Even after the U.S. economy recorded its worst contraction in a quarter-century, health care costs for the nation’s employers are expected to grow by another 9% next year, according to a new study by PricewaterhouseCoopers’ Health Research Institute.
The 9% projected cost increase is a slightly slower rate of growth than in previous years. Medical costs grew by 9.2% in 2009 and 9.9% in 2008. Despite the modest slowdown, medical cost increases continue to significantly outpace inflation and wage increases.
Among the main factors influencing medical cost trends: U.S. workers are accelerating their use of health care in anticipation of losing their jobs and, potentially, their health insurance coverage.

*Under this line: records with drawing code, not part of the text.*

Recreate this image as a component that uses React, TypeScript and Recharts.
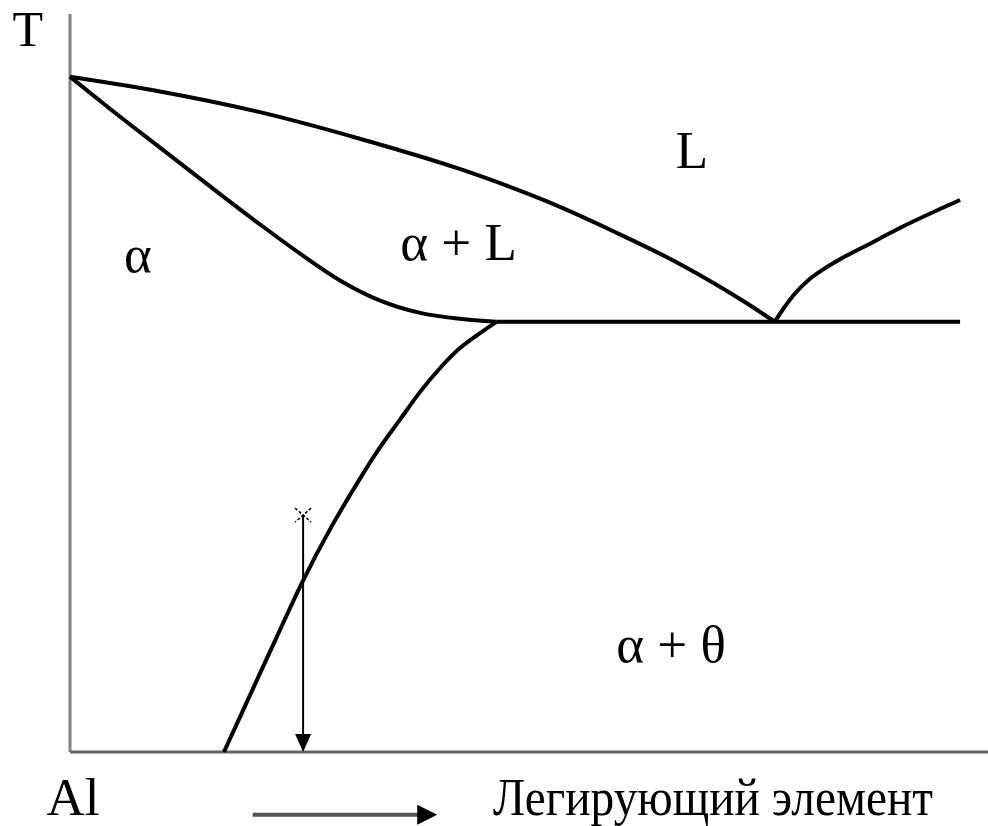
// @ts-nocheck
import React from "react";
import {
  ComposedChart,
  Line,
  XAxis,
  YAxis,
  ReferenceLine,
  ReferenceDot,
} from "recharts";

// composition (x) vs temperature (y), arbitrary units
const liquidusLeft = [
  { x: 0, y: 91.5 },
  { x: 10, y: 89.5 },
  { x: 21.1, y: 86.7 },
  { x: 32.2, y: 83.1 },
  { x: 43.3, y: 79.0 },
  { x: 53.0, y: 74.6 },
  { x: 60.3, y: 70.6 },
  { x: 67.8, y: 66.1 },
  { x: 75.2, y: 60.8 },
  { x: 78.3, y: 58.3 },
];

const solidus = [
  { x: 0, y: 91.5 },
  { x: 4.4, y: 87.2 },
  { x: 10, y: 81.9 },
  { x: 15.6, y: 76.6 },
  { x: 21.1, y: 71.5 },
  { x: 25.6, y: 67.5 },
  { x: 30.0, y: 63.9 },
  { x: 34.4, y: 61.2 },
  { x: 38.9, y: 59.5 },
  { x: 43.3, y: 58.7 },
  { x: 47.4, y: 58.3 },
];

const solvus = [
  { x: 17.1, y: 0 },
  { x: 20.0, y: 7.7 },
  { x: 22.9, y: 15.4 },
  { x: 25.8, y: 23.0 },
  { x: 28.9, y: 30.2 },
  { x: 32.0, y: 36.6 },
  { x: 34.4, y: 41.2 },
  { x: 36.7, y: 45.1 },
  { x: 38.9, y: 48.8 },
  { x: 41.1, y: 52.0 },
  { x: 43.3, y: 54.7 },
  { x: 45.6, y: 56.8 },
  { x: 47.4, y: 58.3 },
];

const liquidusRight = [
  { x: 78.3, y: 58.3 },
  { x: 79.4, y: 60.3 },
  { x: 80.6, y: 62.2 },
  { x: 82.0, y: 63.9 },
  { x: 83.7, y: 65.4 },
  { x: 85.6, y: 66.8 },
  { x: 88.6, y: 68.7 },
  { x: 92.2, y: 71.0 },
  { x: 98.9, y: 74.8 },
];

const eutectic = [
  { x: 47.4, y: 58.3 },
  { x: 98.9, y: 58.3 },
];

const alloy = { x: 25.9, top: 32.1, bottom: 0 };
const compArrow = { x1: 20.3, x2: 40.8, y: -8.5 };

const labels = [
  { text: "T", x: -6.4, y: 95.6, size: 50 },
  { text: "L", x: 67.3, y: 79.1 },
  { text: "α", x: 6.0, y: 65.0 },
  { text: "α + L", x: 36.7, y: 66.6 },
  { text: "α + θ", x: 60.7, y: 12.2 },
  { text: "Al", x: -2.6, y: -8.5 },
  { text: "Легирующий элемент", x: 47.0, y: -8.5, len: 440 },
];

const font = "'Liberation Serif', 'Times New Roman', serif";

const curves = [liquidusLeft, solidus, solvus, liquidusRight];

const App = () => {
  return (
    <div style={{ position: "absolute", left: 0, top: 0, background: "#fff" }}>
      <ComposedChart
        width={988}
        height={826}
        margin={{ top: 14, right: 0, bottom: 74, left: 70 }}
      >
        <XAxis type="number" dataKey="x" domain={[0, 102]} hide />
        <YAxis type="number" dataKey="y" domain={[0, 100]} hide />
        <ReferenceLine x={0} stroke="#808080" strokeWidth={3} ifOverflow="visible" />
        <ReferenceLine y={0} stroke="#666" strokeWidth={3} ifOverflow="visible" />
        {curves.map((d, i) => (
          <Line
            key={i}
            data={d}
            dataKey="y"
            type="monotone"
            stroke="#000"
            strokeWidth={4}
            dot={false}
            activeDot={false}
            isAnimationActive={false}
          />
        ))}
        <Line
          data={eutectic}
          dataKey="y"
          type="linear"
          stroke="#000"
          strokeWidth={4}
          dot={false}
          activeDot={false}
          isAnimationActive={false}
        />
        <ReferenceLine
          segment={[
            { x: alloy.x, y: alloy.top },
            { x: alloy.x, y: alloy.bottom },
          ]}
          ifOverflow="visible"
          shape={(p) => (
            <g>
              <line x1={p.x1} y1={p.y1} x2={p.x2} y2={p.y2 - 16} stroke="#000" strokeWidth={2} />
              <polygon
                points={`${p.x2 - 8},${p.y2 - 18} ${p.x2 + 8},${p.y2 - 18} ${p.x2},${p.y2}`}
                fill="#000"
              />
            </g>
          )}
        />
        <ReferenceDot
          x={alloy.x}
          y={alloy.top}
          ifOverflow="visible"
          shape={(p) => (
            <g stroke="#000" strokeWidth={1.5} strokeDasharray="3 2">
              <line x1={p.cx - 8} y1={p.cy - 7} x2={p.cx + 8} y2={p.cy + 7} />
              <line x1={p.cx + 8} y1={p.cy - 7} x2={p.cx - 8} y2={p.cy + 7} />
            </g>
          )}
        />
        <ReferenceLine
          segment={[
            { x: compArrow.x1, y: compArrow.y },
            { x: compArrow.x2, y: compArrow.y },
          ]}
          ifOverflow="visible"
          shape={(p) => (
            <g>
              <line x1={p.x1} y1={p.y1} x2={p.x2 - 18} y2={p.y2} stroke="#555" strokeWidth={4} />
              <polygon
                points={`${p.x2 - 20},${p.y2 - 10} ${p.x2 - 20},${p.y2 + 10} ${p.x2},${p.y2}`}
                fill="#000"
              />
            </g>
          )}
        />
        {labels.map((l) => (
          <ReferenceDot
            key={l.text}
            x={l.x}
            y={l.y}
            ifOverflow="visible"
            shape={(p) => (
              <text
                x={p.cx}
                y={p.cy}
                fontFamily={font}
                fontSize={l.size || 53}
                fill="#000"
                textLength={l.len}
                lengthAdjust={l.len ? "spacingAndGlyphs" : undefined}
              >
                {l.text}
              </text>
            )}
          />
        ))}
      </ComposedChart>
    </div>
  );
};

export default App;
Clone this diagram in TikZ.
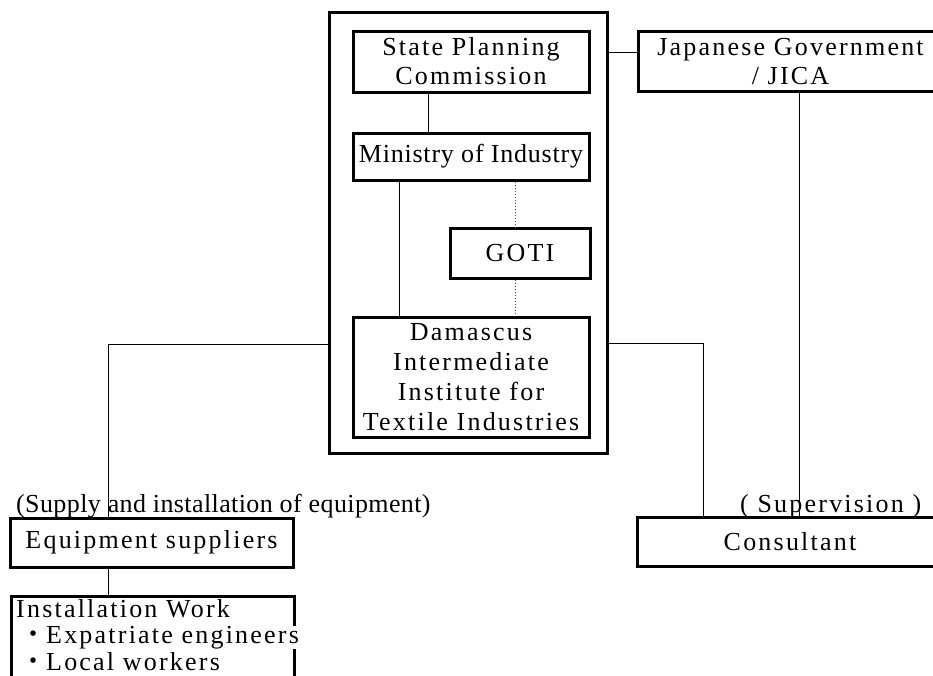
\documentclass[tikz,border=0pt]{standalone}
\usepackage{fontspec}
\setmainfont{Liberation Serif}[LetterSpace=1.5]
\newfontfamily\widefont{Liberation Serif}[LetterSpace=8.5]
\newfontfamily\midfont{Liberation Serif}[LetterSpace=3]
\newfontfamily\cjk{Noto Sans CJK JP}
\usepackage{tikz}
\tikzstyle{box}=[draw, line width=3pt, align=center, inner sep=0pt, font=\fontsize{26}{29}\selectfont\widefont]
\tikzstyle{frame}=[draw, line width=3pt, inner sep=0pt]
\tikzstyle{note}=[inner sep=0pt, font=\fontsize{26}{29}\selectfont]
\tikzstyle{widenote}=[inner sep=0pt, font=\fontsize{26}{29}\selectfont\widefont]
\tikzstyle{link}=[draw=black, line width=1pt]
\tikzstyle{dotlink}=[draw=black!70, line width=1pt, dotted]

\begin{document}
\begin{tikzpicture}[x=1pt, y=-1pt]
		\useasboundingbox (0,0) rectangle (933,675);
		\begin{scope}
			\node (syria) at (468, 232.5)[frame, minimum width=278, minimum height=441] {};
			\node (spc) at (471, 61.5)[box, minimum width=236, minimum height=61] {State Planning\\Commission};
			\node (moi) at (471, 156.5)[box, minimum width=236, minimum height=47, font=\fontsize{26}{29}\selectfont\midfont] {Ministry of Industry};
			\node (goti) at (520, 253.5)[box, minimum width=140, minimum height=50] {GOTI};
			\node (diitt) at (471, 377.5)[box, minimum width=236, minimum height=120, font=\fontsize{26}{30}\selectfont\widefont] {Damascus\\Intermediate\\Institute for\\Textile Industries};
			\node (jica) at (790.5, 61.5)[box, minimum width=305, minimum height=60] {Japanese Government\\/ JICA};
			\node (eqsup) at (151.5, 542.5)[box, minimum width=283, minimum height=49] {Equipment suppliers};
			\node (cons) at (790, 541.5)[box, minimum width=306, minimum height=49] {Consultant};
			\node (inst) at (10, 595)[frame, anchor=north west, minimum width=283, minimum height=100] {};
			\node (inst1) at (16, 617)[widenote, anchor=base west] {Installation Work};
			\node (inst2) at (20, 643)[widenote, anchor=base west, fill=white] {{\cjk ・}Expatriate engineers};
			\node (inst3) at (20, 670)[widenote, anchor=base west] {{\cjk ・}Local workers};
			\node (supply) at (16, 512)[note, anchor=base west] {(Supply and installation of equipment)};
			\node (superv) at (740, 512)[widenote, anchor=base west] {( Supervision )};
		\end{scope}
		\begin{scope}
			\coordinate (cj) at (607, 52);
			\coordinate (cl) at (329, 344);
			\coordinate (cr) at (607, 343);
			\path [link] (cj) -- (cj -| jica.west);
			\path [link] ([xshift=-43]spc.south) -- ([xshift=-43]spc.south |- moi.north);
			\path [link] ([xshift=-72]moi.south) -- ([xshift=-72]moi.south |- diitt.north);
			\path [dotlink] ([xshift=44]moi.south) -- ([xshift=44]moi.south |- goti.north);
			\path [dotlink] ([xshift=-5]goti.south) -- ([xshift=-5]goti.south |- diitt.north);
			\path [link] ([xshift=9]jica.south) -- ([xshift=9]jica.south |- cons.north);
			\path [link] (cl) -| ([xshift=-43.5]eqsup.north);
			\path [link] (cr) -| ([xshift=-87]cons.north);
			\path [link] ([xshift=-43.5]eqsup.south) -- ([xshift=-43.5]eqsup.south |- inst.north);
		\end{scope}
\end{tikzpicture}
\end{document}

In the past five years, health insurance premiums have increased four times faster than wages, a trend that is expected to continue in 2010.
With their corporate profits pounded in 2009, employers told researchers they plan to push more of the costs of health insurance to their workers in 2010, while expecting greater responsibility from workers for managing their personal health.
The key statistics:
- 42% of employers said they would increase employees’ share of health care costs. Those increases could squeeze workers, many of whom have taken pay cuts because of the recession.
- 41% said they expect to increase medical cost-sharing through plan-design changes.
- More than two-thirds of employers are offering wellness and disease programs; however, few said they are very effective at lowering costs.